Except in the very short period ahead, we are not really very impressed by the detailed results shown by our plans. It will be the sheerest fluke if we ever achieve them. Looking back to 1962 and what we then prognosticated…we were wrong on many counts…We were wrong on volumes, we were wrong on prices, we were particularly wide off the mark on our estimates of the demand for and price of tankers, we were wrong on our cost projections, we were wrong on the level of investment which we would need to make. We did not fully foresee the increase in the size of the tankers, we did not foresee the extent of Libya’s crude oil production; we did not see the dominant role that natural gas would play in Holland…we did not foresee the closure of the Suez Canal

If Shell with all their experience could not plan ahead with confidence for one industry what hope was there or is there that a government could do it for a combination of all the industries?

Capitalism is inherently unstable and its periodic descent into depression is inevitable, as shown by the experience of a couple of centuries. From 1945 to the mid-1970’s the Labour and Tory leaders all believed that they had found a way to maintain boom conditions and full employment indefinitely by the use of the fallacious doctrines of J. M. Keynes.

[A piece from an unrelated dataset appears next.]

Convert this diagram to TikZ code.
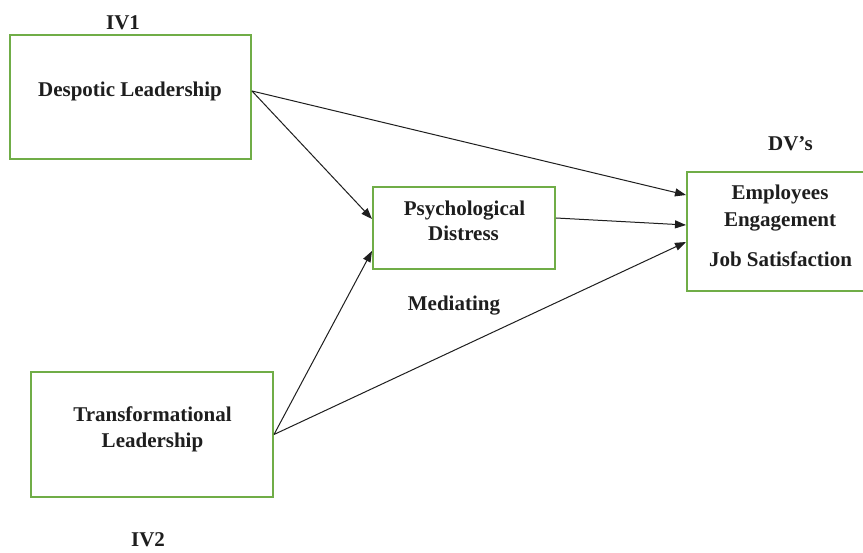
\documentclass[tikz,border=0pt]{standalone}
\usepackage{fontspec}
\setmainfont{Liberation Serif}
\usetikzlibrary{arrows.meta}
\definecolor{boxgreen}{HTML}{70AD47}
\definecolor{ink}{HTML}{1E1E1E}
\begin{document}
\begin{tikzpicture}[x=1pt,y=-1pt,
  box/.style={draw=boxgreen,line width=2pt,fill=white,inner sep=0pt},
  lbl/.style={anchor=base,font=\fontsize{21}{27}\selectfont\bfseries,text=ink,inner sep=0pt},
  arr/.style={-{Triangle[length=11pt,width=8pt]},line width=1pt,draw=ink}]
\useasboundingbox (0,0) rectangle (863,553);
\fill[white] (0,0) rectangle (863,553);
\clip (0,0) rectangle (863,553);

% boxes
\node[box,minimum width=241pt,minimum height=124pt] (desp) at (130.5,97) {};
\node[box,minimum width=242pt,minimum height=125pt] (trans) at (152,434.5) {};
\node[box,minimum width=182pt,minimum height=82pt] (psych) at (464,228) {};
\node[box,minimum width=186pt,minimum height=119pt] (dv) at (780,231.5) {};

% texts
\node[lbl] (iv1) at (123,30) {IV1};
\node[lbl] (desptxt) at (130,97) {Despotic Leadership};
\node[lbl] (dvs) at (790.5,151) {DV’s};
\node[lbl] (psy1) at (464.5,215.5) {Psychological};
\node[lbl] (psy2) at (463.5,241) {Distress};
\node[lbl] (med) at (454,311) {Mediating};
\node[lbl] (emp1) at (780,200) {Employees};
\node[lbl] (emp2) at (780,227) {Engagement};
\node[lbl] (job) at (780.5,267) {Job Satisfaction};
\node[lbl] (tr1) at (152.5,422) {Transformational};
\node[lbl] (tr2) at (152.5,448) {Leadership};
\node[lbl] (iv2) at (148,547) {IV2};

% connectors
\draw[arr] ([yshift=6pt]desp.east) -- ([yshift=36.5pt]dv.west);
\draw[arr] ([yshift=6pt]desp.east) -- ([yshift=9pt]psych.west);
\draw[arr] ([yshift=10pt]psych.east) -- ([yshift=6.5pt]dv.west);
\draw[arr] (trans.east) -- ([yshift=-23pt]psych.west);
\draw[arr] (trans.east) -- ([yshift=-10.5pt]dv.west);
\end{tikzpicture}
\end{document}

With the rise of Thatcher first Monetarism and then economic liberalism of free trade and free markets became the basis of subsequent Tory and Labour administrations. These economic doctrines were unable to maintain boom conditions and full employment. With Gordon Brown’s government it went bust, but it would have happened no matter who was in power. Capitalism can no more be planned than it can be benign, self-adjusting and in a state of equilibrium when left to its own devices.

Capitalism goes its own way, in accordance with its structure and its own economic laws, with its inevitable cycles of expansion and contraction. Capitalists expand investment and production when it is profitable to do so, and contract both when it is not profitable. Neither National Plans nor free market forces alter the essential conditions under which capitalism operates.